Chaskalson was prolific in litigation in the Supreme Court of Appeal and Constitutional Court of South Africa; indeed, for several years, he frequently argued cases in front of his father's bench. He attained additional public prominence as a member of the staffs of two high-profile commissions of inquiry: he led evidence at the Marikana Commission from 2012 to 2014, where he worked alongside Mbuyiseli Madlanga and Geoff Budlender, and later at the State Capture Commission from 2019 to 2021, where he led the questioning of Deputy Minister Zizi Kodwa. His work at the State Capture Commission focused on illicit financial flows and he later assisted the National Prosecuting Authority's Asset Forfeiture Unit in related civil recovery efforts.'

=== Notable briefs ===
Chaskalson has appeared in important cases in a broad variety of areas of constitutional law. In 1996, at the outset of the constitutional era, he argued in cases pertaining to the certification both of the Constitution of South Africa and of the provincial constitution of KwaZulu-Natal.' In other notable administrative law matters, he represented the state in Fedsure Life Assurance v Johannesburg, Billy Masetlha in Masetlha v President, and (as senior counsel) Corruption Watch in Corruption Watch v President. Conversely, he appeared in an important series of cases on discrimination in family law, both relating to gender discrimination (as in Bhe v Magistrate, Khayelitsha, Daniels v Campbell, and Fraser v Children's Court) and to discrimination on the basis of sexual orientation (as in Du Toit v Minister of Welfare and Population Development, Gory v Kolver, and National Coalition for Gay and Lesbian Equality v Minister of Justice).' A final major strand of litigation concerned freedom of expression (including in Islamic Unity Convention v Independent Broadcasting Authority, Khumalo v Holomisa, Phillips v DPP, and S v Mamabolo).

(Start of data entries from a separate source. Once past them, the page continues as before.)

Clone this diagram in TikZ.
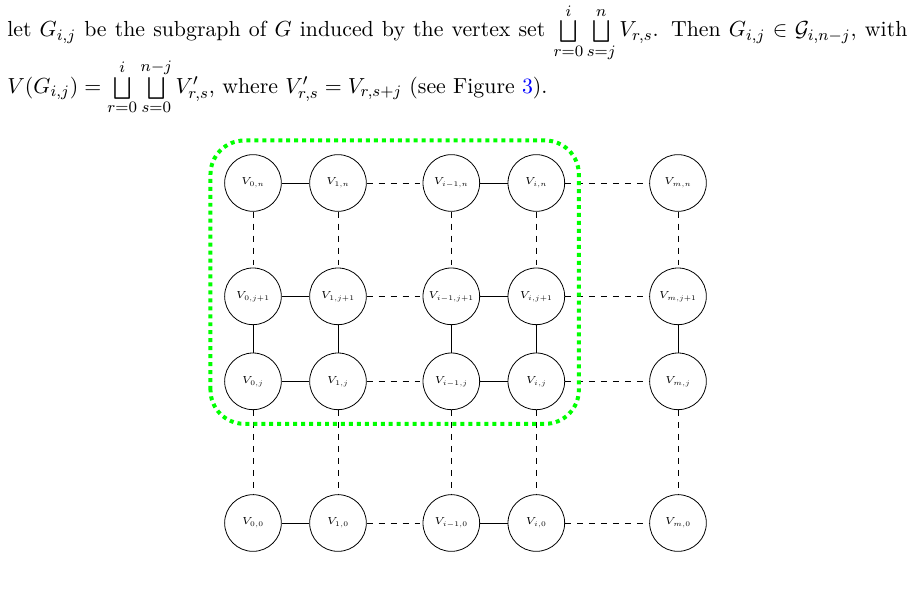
\RequirePackage{fix-cm}
\documentclass[tikz,border=0pt]{standalone}
\usepackage{amsmath}
\usepackage{amssymb}
\usepackage{tikz}

\begin{document}
\begin{tikzpicture}[
    vertex/.style={draw, circle, minimum size=1cm, inner sep=0pt, font=\fontsize{5.1}{6}\selectfont},
    textline/.style={anchor=base west, inner sep=0pt, font=\fontsize{10.95}{13.6}\selectfont},
  ]
  \useasboundingbox (-4.464,-1.5) rectangle (11.682,9.229);

  % the two lines of running text above the figure
  \node[textline] (line1) at (-4.341,8.58)
    {\makebox[451.9pt][s]{let $G_{i,j}$ be the subgraph of $G$ induced by the vertex set
     $\bigsqcup\limits_{r=0}^{i}\bigsqcup\limits_{s=j}^{n} V_{r,s}$. Then
     $G_{i,j}\in\mathcal{G}_{i,n-j}$, with}};
  \node[textline] (line2) at (-4.341,7.58)
    {$V(G_{i,j})=\bigsqcup\limits_{r=0}^{i}\bigsqcup\limits_{s=0}^{n-j} V'_{r,s}$, where
     $V'_{r,s}=V_{r,s+j}$ (see Figure \textcolor{blue}{3}).};

  % grid of vertex sets
  \foreach \x/\c/\cl in {0/0/0, 1.5/1/1, 3.5/i1/{i-1}, 5/i/i, 7.5/m/m}
    \foreach \y/\r/\rl in {6/n/n, 4/j1/{j+1}, 2.5/j/j, 0/0/0}
      \node[vertex] (v\c-\r) at (\x,\y) {$V_{\cl,\rl}$};

  \foreach \r in {n,j1,j,0} {
    \draw (v0-\r) -- (v1-\r);
    \draw[dashed] (v1-\r) -- (vi1-\r);
    \draw (vi1-\r) -- (vi-\r);
    \draw[dashed] (vi-\r) -- (vm-\r);
  }
  \foreach \c in {0,1,i1,i,m} {
    \draw[dashed] (v\c-n) -- (v\c-j1);
    \draw (v\c-j1) -- (v\c-j);
    \draw[dashed] (v\c-j) -- (v\c-0);
  }

  % the subgraph G_{i,j}
  \draw[green, line width=2pt, dotted, rounded corners=17pt] (-0.75,1.75) rectangle (5.75,6.75);
  %\draw[red] (-0.75,1.75) rectangle (5.75,6.75);
\end{tikzpicture}
\end{document}
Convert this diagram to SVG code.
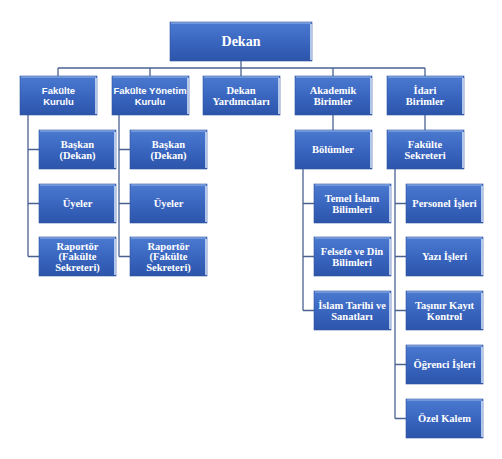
<svg xmlns="http://www.w3.org/2000/svg" width="502" height="459" viewBox="0 0 502 459">
<defs>
<linearGradient id="g" x1="0" y1="0" x2="0" y2="1">
<stop offset="0" stop-color="#4b7ad0"/>
<stop offset="0.5" stop-color="#3a66c0"/>
<stop offset="1" stop-color="#2c55aa"/>
</linearGradient>
<style>
.b{fill:url(#g);stroke:#2f54a0;stroke-width:0.6}
.hl{stroke:#9ab6e8;stroke-width:1.2}
.rl{stroke:#d2e0f6;stroke-width:1.6}
.t{font-family:"Liberation Serif","Times New Roman",serif;font-weight:bold;font-size:10.5px;fill:#ffffff;text-anchor:middle}
.s{font-family:"Liberation Sans",Arial,sans-serif;font-weight:bold;font-size:9.5px;fill:#ffffff;text-anchor:middle}
.big{font-size:14px}
.c{fill:none;stroke:#4a6290;stroke-width:1.3}
</style>
<g id="box">
<rect class="b" x="0" y="0" width="77" height="39"/>
<line class="hl" x1="1" y1="1" x2="76" y2="1"/>
<line class="rl" x1="76" y1="2" x2="76" y2="38"/>
</g>
</defs>
<rect width="502" height="459" fill="#ffffff"/>
<g id="connectors">
<path class="c" d="M241,61V68M58,68H425M58,68V76M150,68V76M241,68V76M333,68V76M425,68V76"/>
<path class="c" d="M28,115V256.5M28,149.5H39M28,203.5H39M28,256.5H39"/>
<path class="c" d="M119,115V256.5M119,149.5H130M119,203.5H130M119,256.5H130"/>
<path class="c" d="M333,115V130M425,115V130"/>
<path class="c" d="M303,169V310.5M303,203.5H314M303,256.5H314M303,310.5H314"/>
<path class="c" d="M395,169V418.5M395,203.5H406M395,256.5H406M395,310.5H406M395,364.5H406M395,418.5H406"/>
</g>
<g id="dekan">
<rect class="b" x="170" y="22" width="142" height="39"/>
<line class="hl" x1="171" y1="23" x2="311" y2="23"/>
<line class="rl" x1="311" y1="24" x2="311" y2="60"/>
<text class="t big" x="241" y="46">Dekan</text>
</g>
<g id="fakulte-kurulu">
<use href="#box" x="20" y="76"/>
<text class="s" x="58.5" y="93.5">Fakülte</text>
<text class="s" x="58.5" y="104.5">Kurulu</text>
</g>
<g id="fakulte-yonetim-kurulu">
<use href="#box" x="112" y="76"/>
<text class="s" x="150" y="93.5">Fakülte Yönetim</text>
<text class="s" x="150" y="104.5">Kurulu</text>
</g>
<g id="dekan-yardimcilari">
<use href="#box" x="203" y="76"/>
<text class="t" x="241" y="93.5">Dekan</text>
<text class="t" x="241" y="104.5">Yardımcıları</text>
</g>
<g id="akademik-birimler">
<use href="#box" x="295" y="76"/>
<text class="t" x="333" y="93.5">Akademik</text>
<text class="t" x="333" y="104.5">Birimler</text>
</g>
<g id="idari-birimler">
<use href="#box" x="387" y="76"/>
<text class="t" x="425" y="93.5">İdari</text>
<text class="t" x="425" y="104.5">Birimler</text>
</g>
<g id="fk-baskan">
<use href="#box" x="39" y="130"/>
<text class="t" x="77.5" y="147.5">Başkan</text>
<text class="t" x="77.5" y="158.5">(Dekan)</text>
</g>
<g id="fk-uyeler">
<use href="#box" x="39" y="184"/>
<text class="t" x="77.5" y="207">Üyeler</text>
</g>
<g id="fk-raportor">
<use href="#box" x="39" y="237"/>
<text class="t" x="77.5" y="249.5">Raportör</text>
<text class="t" x="77.5" y="260">(Fakülte</text>
<text class="t" x="77.5" y="270.5">Sekreteri)</text>
</g>
<g id="fyk-baskan">
<use href="#box" x="130" y="130"/>
<text class="t" x="168.5" y="147.5">Başkan</text>
<text class="t" x="168.5" y="158.5">(Dekan)</text>
</g>
<g id="fyk-uyeler">
<use href="#box" x="130" y="184"/>
<text class="t" x="168.5" y="207">Üyeler</text>
</g>
<g id="fyk-raportor">
<use href="#box" x="130" y="237"/>
<text class="t" x="168.5" y="249.5">Raportör</text>
<text class="t" x="168.5" y="260">(Fakülte</text>
<text class="t" x="168.5" y="270.5">Sekreteri)</text>
</g>
<g id="bolumler">
<use href="#box" x="295" y="130"/>
<text class="t" x="333" y="153">Bölümler</text>
</g>
<g id="fakulte-sekreteri">
<use href="#box" x="387" y="130"/>
<text class="t" x="425" y="147.5">Fakülte</text>
<text class="t" x="425" y="158.5">Sekreteri</text>
</g>
<g id="temel-islam">
<use href="#box" x="314" y="184"/>
<text class="t" x="352" y="201.5">Temel İslam</text>
<text class="t" x="352" y="212.5">Bilimleri</text>
</g>
<g id="felsefe-din">
<use href="#box" x="314" y="237"/>
<text class="t" x="352" y="254.5">Felsefe ve Din</text>
<text class="t" x="352" y="265.5">Bilimleri</text>
</g>
<g id="islam-tarihi">
<use href="#box" x="314" y="291"/>
<text class="t" x="352" y="308.5">İslam Tarihi ve</text>
<text class="t" x="352" y="319.5">Sanatları</text>
</g>
<g id="personel">
<use href="#box" x="406" y="184"/>
<text class="t" x="444.5" y="207">Personel İşleri</text>
</g>
<g id="yazi">
<use href="#box" x="406" y="237"/>
<text class="t" x="444.5" y="260">Yazı İşleri</text>
</g>
<g id="tasinir">
<use href="#box" x="406" y="291"/>
<text class="t" x="444.5" y="308.5">Taşınır Kayıt</text>
<text class="t" x="444.5" y="319.5">Kontrol</text>
</g>
<g id="ogrenci">
<use href="#box" x="406" y="345"/>
<text class="t" x="444.5" y="368">Öğrenci İşleri</text>
</g>
<g id="ozel-kalem">
<use href="#box" x="406" y="399"/>
<text class="t" x="444.5" y="422">Özel Kalem</text>
</g>
</svg>
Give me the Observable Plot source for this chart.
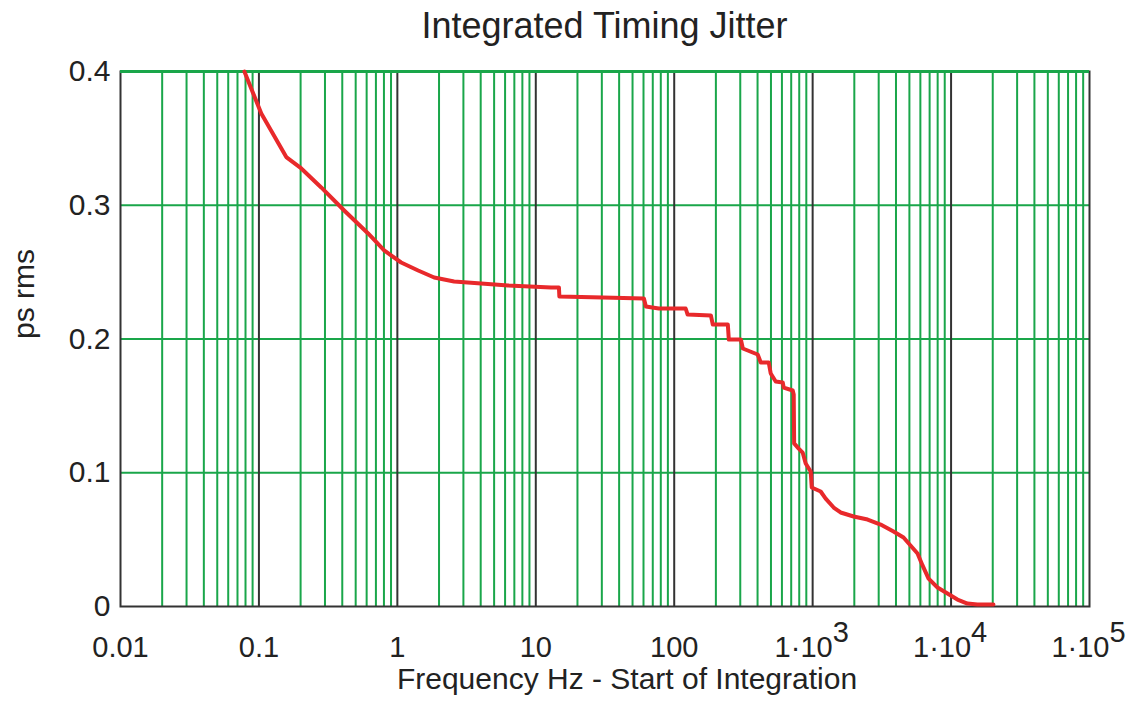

=== Constitutional Court ===
In October 2023, President Cyril Ramaphosa announced that he would appoint Chaskalson as an acting judge of the Constitutional Court for two consecutive terms, first from 1 November to 15 December 2023 and then from 1 February to 31 March 2024.

During this acting service, but before he had issued any judgment from the bench,' Chaskalson became one of five candidates whom the Judicial Service Commission shortlisted for possible permanent appointment to the Constitutional Court. The other candidates were Tati Makgoka, Ashton Schippers, Alan Dodson, and David Bilchitz. However, shortly before the candidates were interviewed in April 2024, Chaskalson withdrew from the contest due to injuries he had sustained in a cycling accident.

== Scholarship ==
Chaskalson edited the first and second editions of Constitutional Law of South Africa, a constitutional law textbook which the Mail & Guardian called the field's "bible", and co-authored the first edition of South African Mineral and Petroleum Law, which Judges Matter called the "leading publication" in South African mining law. In addition, with Richard Spitz, he co-authored The Politics of Transition: The Hidden History of South Africa's Negotiated Settlement, a political history of the negotiations to end apartheid. He has also written several influential articles in constitutional law; among other things, his work on property rights was cited by the Constitutional Court in FNB v Commissioner for SARS, the locus classicus on the South African property clause.'

== Personal life ==
Chaskalson is Jewish. He is married and has three children.